Now the Ashland businessman and inveterate volunteer has joined with 40 other community-minded citizens to plan a special celebration in honor of the Paramount as the grand old girl of entertainment turns the big 8-0 in September.

Coordinating the community birthday party is Christy Reaves, who took over the job of development director at the Paramount in May.

“I was already thinking about the 80th anniversary,” Reaves said. “I mentioned it to my boss a couple of times. Perhaps she decided the only way to get me to shut up was to have a party.”

That’s when Reaves reached out to the Tri-State to get volunteers to turn into reality what she envisioned as a daylong extravaganza.

“For the 80th birthday, I knew I wanted the community at large who feel the Paramount’s importance help plan this party,” she said. “Each has his or her own love of the Paramount and reasons to come in and celebrate. People who have come on board have taken larger roles. It will be a lot of fun.”

And it’s a party in capital letters that Reaves and her committee have come up with. A day of celebration from a vintage style show to guided tours of the historic structure to Commedia Dell’Arte performances to two performances of the shows the original moviegoers saw when the theater opened in 1981.

Reaves was just under 3 when she came into the Paramount for the first time as it was winding down its run as a movie house.

“I thought how huge this place was,” she said. “My mother is a very nostalgic woman and must have known the theater was closing and wanted me to experience a movie here.”

As part of the celebration Reaves wants everyone who has a special memory of the Paramount to share it either through letters to the editor or writing it down in the four memory books that will be set up in the lobby during the party.

“We want people to come to these books and tell us why they love this place, tell their favorite memory,” she said.

Gallaher understands the value of keeping PAC memories intact and for future generations to cherish.

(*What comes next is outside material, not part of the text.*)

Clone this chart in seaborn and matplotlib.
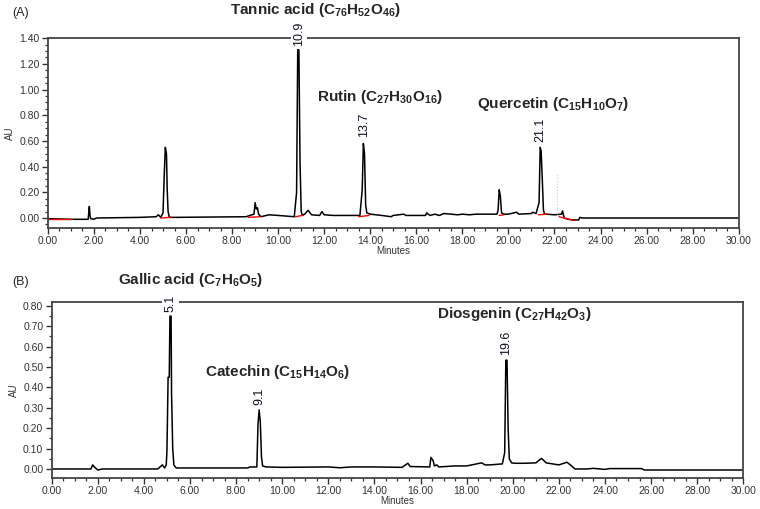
import matplotlib
matplotlib.use("Agg")
import matplotlib.pyplot as plt
from matplotlib.ticker import MultipleLocator, FormatStrFormatter
import seaborn as sns
import pandas as pd

sns.set_style("ticks")
plt.rcParams['font.family'] = ['Liberation Sans', 'DejaVu Sans']
plt.rcParams['mathtext.fontset'] = 'custom'
plt.rcParams['mathtext.bf'] = 'Liberation Sans:bold'
plt.rcParams['mathtext.rm'] = 'Liberation Sans'

# ---- panel A trace (minutes, AU)
a_time = [0.0, 1.0, 1.75, 1.80, 1.83, 1.86, 2.0, 2.1, 4.0, 4.7, 4.8, 4.9, 5.0, 5.05,
          5.1, 5.15, 5.18, 5.22, 5.27, 5.32, 5.5, 8.6, 8.95, 9.0, 9.05, 9.1, 9.15, 9.25,
          9.6, 10.0, 10.7, 10.8, 10.85, 10.9, 10.95, 11.0, 11.05, 11.15, 11.3, 11.45,
          11.8, 11.9, 12.0, 12.4, 13.2, 13.55, 13.65, 13.7, 13.75, 13.8, 13.85, 14.0,
          14.5, 14.9, 15.0, 15.45, 15.55, 16.4, 16.45, 16.55, 16.6, 16.8, 17.0, 17.2,
          17.5, 17.8, 18.0, 18.3, 18.6, 19.5, 19.55, 19.6, 19.65, 19.7, 19.8, 20.0, 20.35,
          20.45, 21.0, 21.05, 21.2, 21.33, 21.38, 21.42, 21.47, 21.52, 21.57, 21.65,
          22.0, 22.3, 22.35, 22.42, 22.6, 22.8, 23.05, 23.1, 23.2, 30.0]
a_au = [-0.005, -0.01, -0.01, 0.09, 0.02, -0.005, -0.01, 0.0, 0.005, 0.01, 0.025, 0.005,
        0.04, 0.32, 0.55, 0.50, 0.23, 0.05, 0.01, 0.005, 0.005, 0.01, 0.03, 0.12, 0.07,
        0.08, 0.03, 0.01, 0.025, 0.02, 0.01, 0.2, 1.31, 1.31, 0.43, 0.05, 0.02, 0.03,
        0.06, 0.025, 0.02, 0.05, 0.025, 0.02, 0.02, 0.02, 0.22, 0.58, 0.50, 0.1, 0.04,
        0.03, 0.02, 0.01, 0.02, 0.03, 0.02, 0.02, 0.04, 0.025, 0.02, 0.03, 0.02, 0.035,
        0.03, 0.025, 0.03, 0.025, 0.03, 0.03, 0.06, 0.22, 0.17, 0.04, 0.03, 0.03, 0.045,
        0.03, 0.035, 0.045, 0.035, 0.12, 0.55, 0.52, 0.3, 0.06, 0.03, 0.03, 0.025, 0.03,
        0.055, 0.0, -0.01, -0.015, -0.015, 0.005, 0.0, 0.0]

# integration baselines (red) in panel A
a_base = [([0.0, 1.0], [-0.005, -0.005]), ([4.9, 5.35], [0.0, 0.005]),
          ([8.7, 9.2], [0.005, 0.01]), ([10.75, 11.05], [0.01, 0.02]),
          ([13.5, 13.95], [0.01, 0.02]), ([19.6, 19.8], [0.02, 0.025]),
          ([21.3, 21.65], [0.025, 0.03]), ([22.2, 22.85], [0.01, -0.02])]

# ---- panel B trace
b_time = [0.0, 1.7, 1.78, 1.85, 2.0, 2.2, 4.6, 4.75, 4.8, 4.9, 4.97, 5.0, 5.05, 5.1,
          5.13, 5.18, 5.2, 5.25, 5.3, 5.4, 8.5, 8.6, 8.9, 8.95, 9.0, 9.05, 9.1, 9.15, 9.3,
          10.0, 12.0, 12.5, 13.0, 14.0, 15.2, 15.45, 15.55, 16.4, 16.45, 16.55, 16.6,
          16.7, 16.8, 17.5, 18.0, 18.65, 18.8, 19.0, 19.55, 19.65, 19.7, 19.75, 19.8,
          19.85, 19.95, 20.1, 20.5, 21.0, 21.25, 21.45, 22.0, 22.35, 22.5, 22.7, 23.2,
          23.5, 24.0, 24.2, 25.6, 25.7, 30.0]
b_au = [0.0, 0.0, 0.02, 0.01, -0.005, 0.0, 0.0, 0.015, 0.02, 0.005, 0.02, 0.09, 0.45,
        0.45, 0.75, 0.75, 0.37, 0.1, 0.02, 0.005, 0.005, 0.01, 0.01, 0.22, 0.29, 0.23,
        0.06, 0.015, 0.01, 0.008, 0.01, 0.006, 0.01, 0.01, 0.008, 0.028, 0.012, 0.01,
        0.057, 0.04, 0.015, 0.02, 0.01, 0.015, 0.015, 0.03, 0.02, 0.02, 0.025, 0.08,
        0.534, 0.534, 0.2, 0.05, 0.03, 0.028, 0.028, 0.03, 0.052, 0.03, 0.02, 0.033,
        0.02, 0.0, 0.0, 0.003, -0.002, 0.002, 0.002, -0.005, -0.005]

a_names = ["Tannic acid ($\\mathbf{C_{76}H_{52}O_{46}}$)",
           "Rutin ($\\mathbf{C_{27}H_{30}O_{16}}$)",
           "Quercetin ($\\mathbf{C_{15}H_{10}O_{7}}$)"]
a_rt = ["10.9", "13.7", "21.1"]
a_label_x = [11.6, 14.4, 21.95]
a_label_y = [1.62, 0.94, 0.886]
a_rt_x = [10.9, 13.72, 21.4]
a_rt_y = [1.34, 0.63, 0.59]

b_names = ["Gallic acid ($\\mathbf{C_{7}H_{6}O_{5}}$)",
           "Catechin ($\\mathbf{C_{15}H_{14}O_{6}}$)",
           "Diosgenin ($\\mathbf{C_{27}H_{42}O_{3}}$)"]
b_rt = ["5.1", "9.1", "19.6"]
b_label_x = [6.04, 9.81, 20.06]
b_label_y = [0.926, 0.475, 0.76]
b_rt_x = [5.15, 9.0, 19.73]
b_rt_y = [0.77, 0.314, 0.56]

fig = plt.figure(figsize=(7.6, 5.09), dpi=100)
axA = fig.add_axes([0.063, 0.552, 0.909, 0.373])
axB = fig.add_axes([0.068, 0.061, 0.910, 0.346])

dfA = pd.DataFrame({"Minutes": a_time, "AU": a_au})
dfB = pd.DataFrame({"Minutes": b_time, "AU": b_au})

sns.lineplot(data=dfA, x="Minutes", y="AU", ax=axA, color="black", lw=1.1,
             estimator=None, sort=False)
for bx, by in a_base:
    axA.plot(bx, by, color="red", lw=1.0)
axA.plot([22.1, 22.1], [0.03, 0.35], color="#f0b070", lw=0.8, ls=":", alpha=0.8)
sns.lineplot(data=dfB, x="Minutes", y="AU", ax=axB, color="black", lw=1.1,
             estimator=None, sort=False)

for ax, lo, hi, step in [(axA, -0.078, 1.40, 0.2), (axB, -0.044, 0.82, 0.1)]:
    ax.set_xlim(0, 30)
    ax.set_ylim(lo, hi)
    ax.xaxis.set_major_locator(MultipleLocator(2))
    ax.xaxis.set_minor_locator(MultipleLocator(0.5))
    ax.yaxis.set_major_locator(MultipleLocator(step))
    ax.yaxis.set_minor_locator(MultipleLocator(0.05))
    ax.xaxis.set_major_formatter(FormatStrFormatter('%.2f'))
    ax.yaxis.set_major_formatter(FormatStrFormatter('%.2f'))
    ax.tick_params(which='major', direction='out', length=4, width=1.0,
                   labelsize=7.5, colors='#333333', pad=2)
    ax.tick_params(which='minor', direction='out', length=2.5, width=0.9,
                   colors='#333333')
    for s in ax.spines.values():
        s.set_color('#444444')
        s.set_linewidth(1.3)
    ax.set_xlabel("Minutes", fontsize=7, color='#333333', labelpad=0)
    ax.set_ylabel("AU", fontsize=7, color='#333333', labelpad=3)

for ax, names, rts, lx, ly, rx, ry in [
        (axA, a_names, a_rt, a_label_x, a_label_y, a_rt_x, a_rt_y),
        (axB, b_names, b_rt, b_label_x, b_label_y, b_rt_x, b_rt_y)]:
    for n, x, y in zip(names, lx, ly):
        ax.text(x, y, n, fontsize=11, fontweight='bold', ha='center', va='center',
                clip_on=False)
    for r, x, y in zip(rts, rx, ry):
        ax.text(x, y, r, fontsize=9, rotation=90, ha='center', va='bottom',
                color='#111122', clip_on=False,
                bbox=dict(facecolor='white', edgecolor='none', pad=1.5))

fig.text(0.016, 0.975, "(A)", fontsize=9, ha='left', va='center')
fig.text(0.016, 0.446, "(B)", fontsize=9, ha='left', va='center')

fig.savefig("out.png", dpi=100)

He has many that he treasures and a couple or two he can now laugh about. Like the time Gallaher was an usher and the 1951 musical classic “Showboat,” starring Howard Keel and Ava Gardner, proved so popular with Ashland audiences the theater held it over for 30 days.

“I thought I would die,” he said. “I could probably sing every song and dance every dance and knew the dialogue.”

But then he recalls the times he was on the Paramount stage as an actor with the Ashland Little Theater group or the countless shows he seen as one of the theater’s first chair holders.

“So many memories and so many fine folks who have come through here,” he said.